2 comments On Le dieu de la convoitise reçoit lui aussi des prières

  • Je me suis laissé dire que le Père Noël avait même maintenant chaire ouverte dans certaines églises. Il ne peut s’agir que d’églises prenant l’eau de toute part.
    Quant à la foi…

    • Bonjour Jean,
      Oui, une église qui prend l’eau, ça existe. Hélas. On entend parler de plus en plus souvent de ce genre de choses. C’est un piètre témoignage pour une église, alors qu’elle devrait être «la colonne et le soutient de la vérité» (1 Timothée 3/15).

      Dans une église qui prend l’eau, c’est souvent la galère, et les gens qui écopent sont plus nombreux que les gens qui rament, c’est pour ça que ça n’avance pas. Et si (en +) les responsables sont à l’ouest, (sûrement parce qu’ils ont perdu le nord) alors non seulement l’église n’avance pas, mais elle recule, et probablement dans la mauvaise direction. C’est triste.

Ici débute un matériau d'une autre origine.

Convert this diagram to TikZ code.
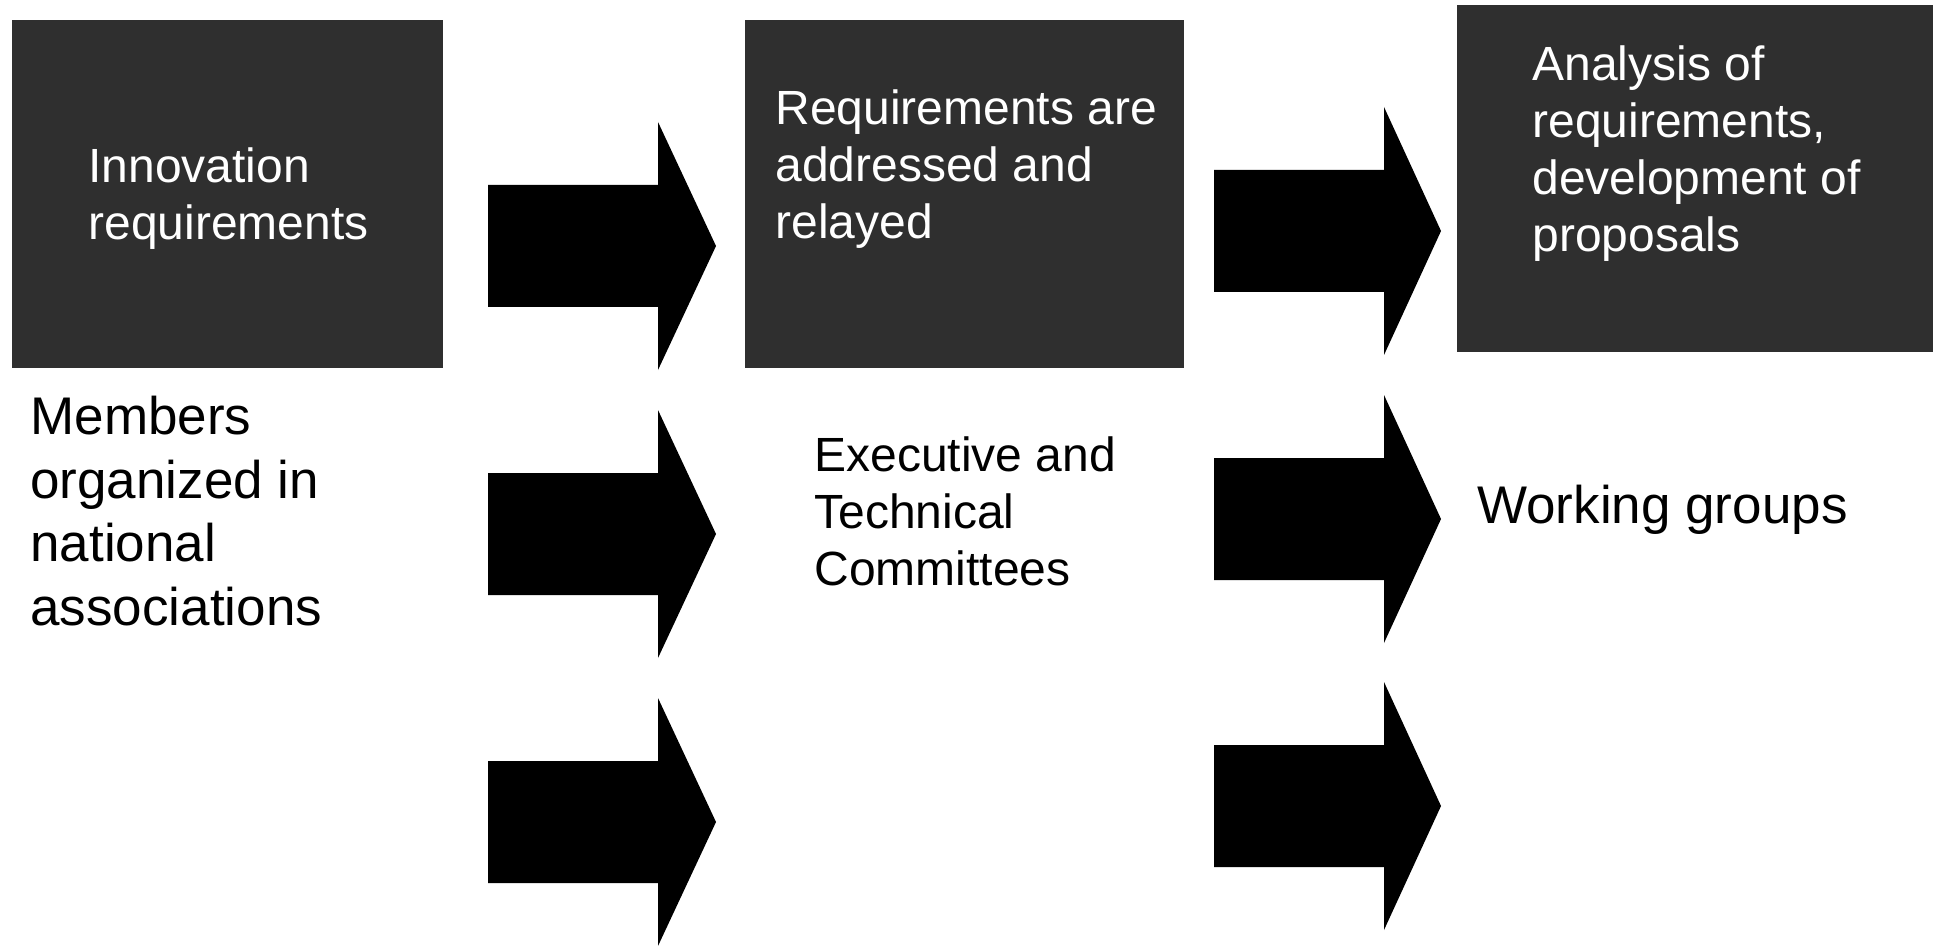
\documentclass[tikz,border=0pt]{standalone}
\usepackage{fontspec}
\setmainfont{Liberation Sans}
\usepackage{tikz}
\usetikzlibrary{positioning, calc}
\definecolor{boxgray}{RGB}{47,47,47}

\tikzset{
  darkbox/.style={fill=boxgray, draw=none, inner sep=0pt},
  boxtext/.style={text=white, align=left, anchor=base west, inner sep=0pt,
    font=\fontsize{24}{28.5}\selectfont},
  plaintext/.style={text=black, align=left, anchor=base west, inner sep=0pt,
    font=\fontsize{24}{28.5}\selectfont},
  bigtext/.style={text=black, align=left, anchor=base west, inner sep=0pt,
    font=\fontsize{26.5}{31.7}\selectfont},
  blockarrow/.style={fill=black, draw=none}
}

\begin{document}
\begin{tikzpicture}[x=0.5pt, y=-0.5pt]
    \useasboundingbox (0,0) rectangle (1936,946);

    % dark boxes along the top
    \node [darkbox, minimum width=215.5pt, minimum height=174pt] (innov) at (227,194) {};
    \node [darkbox, minimum width=219.5pt, minimum height=174pt] (relay) at (964.5,194) {};
    \node [darkbox, minimum width=238pt, minimum height=173.5pt] (analysis) at (1695,178.5) {};

    % base anchor sits on the last line
    \node [boxtext] (innovtxt) at (88,240) {Innovation\\requirements};
    \node [boxtext] (relaytxt) at (775,239) {Requirements are\\addressed and\\relayed};
    \node [boxtext] (analysistxt) at (1532,252) {Analysis of\\requirements,\\development of\\proposals};

    % plain labels
    \node [bigtext] (members) at (30,625) {Members\\organized in\\national\\associations};
    \node [plaintext] (committees) at (814,585) {Executive and\\Technical\\Committees};
    \node [bigtext] (groups) at (1477,523) {Working groups};

    % block arrows, first column
    \coordinate (a1) at (488,246);
    \coordinate (a2) at (488,534);
    \coordinate (a3) at (488,822);
    \fill [blockarrow] (a1) ++(0,-61) -- ++(170,0) -- ++(0,-63) -- ++(58,124) -- ++(-58,124) -- ++(0,-63) -- ++(-170,0) -- cycle;
    \fill [blockarrow] (a2) ++(0,-61) -- ++(170,0) -- ++(0,-63) -- ++(58,124) -- ++(-58,124) -- ++(0,-63) -- ++(-170,0) -- cycle;
    \fill [blockarrow] (a3) ++(0,-61) -- ++(170,0) -- ++(0,-63) -- ++(58,124) -- ++(-58,124) -- ++(0,-63) -- ++(-170,0) -- cycle;

    % block arrows, second column
    \coordinate (b1) at (1214,231);
    \coordinate (b2) at (1214,519);
    \coordinate (b3) at (1214,806);
    \fill [blockarrow] (b1) ++(0,-61) -- ++(170,0) -- ++(0,-63) -- ++(57,124) -- ++(-57,124) -- ++(0,-63) -- ++(-170,0) -- cycle;
    \fill [blockarrow] (b2) ++(0,-61) -- ++(170,0) -- ++(0,-63) -- ++(57,124) -- ++(-57,124) -- ++(0,-63) -- ++(-170,0) -- cycle;
    \fill [blockarrow] (b3) ++(0,-61) -- ++(170,0) -- ++(0,-63) -- ++(57,124) -- ++(-57,124) -- ++(0,-63) -- ++(-170,0) -- cycle;
\end{tikzpicture}
\end{document}
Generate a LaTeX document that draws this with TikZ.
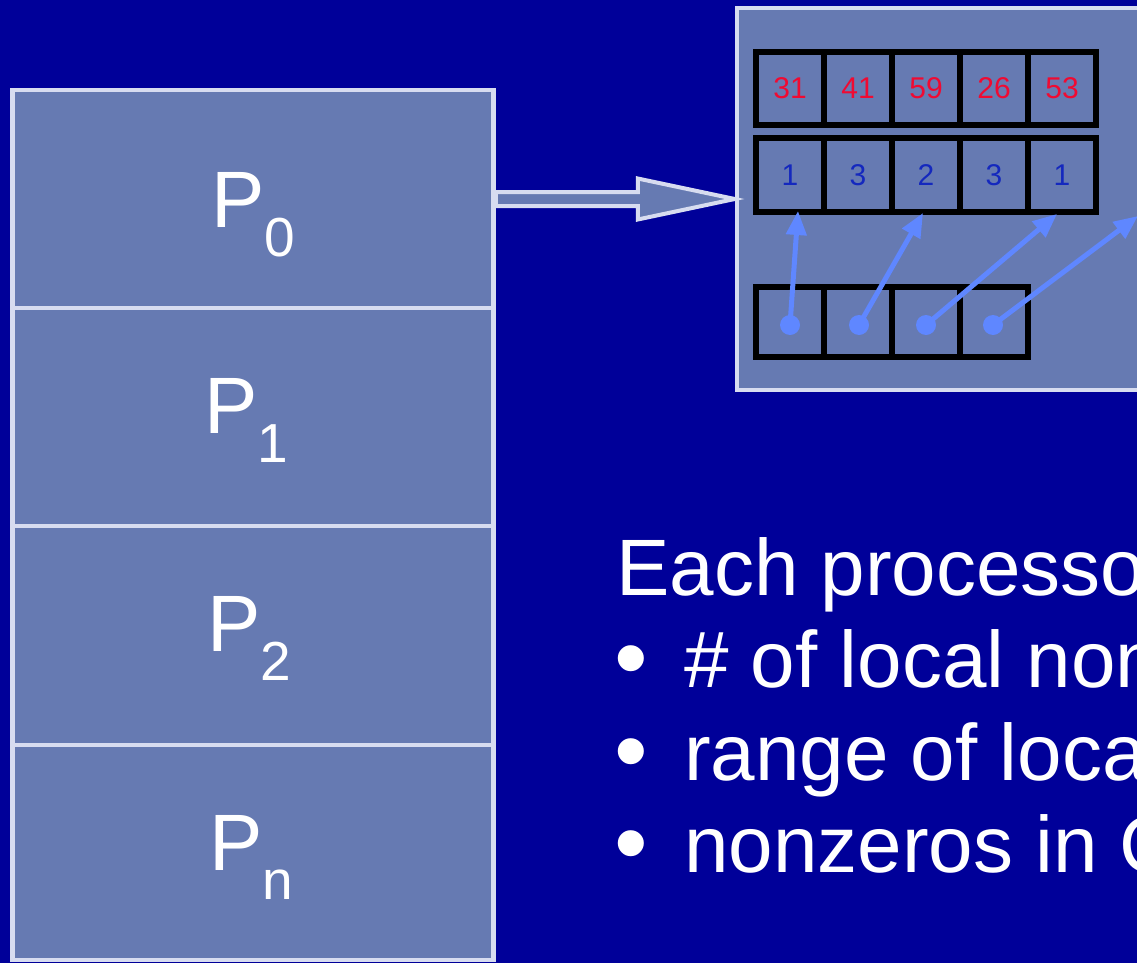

      Plus sérieusement : Faut-il laisser ces églises livrées à elles-mêmes ? les abandonner à leur errance ? PRIER n’est jamais une mauvaise solution. Prier pour la restauration, prier pour révolution, prier contre l’entreprise de déconstruction, prier pour que le vent de la vérité se lève, et fasse apparaître toute forme de mensonge, de tromperie et d’usurpation. Prier jusqu’à ce que le nuage se lève.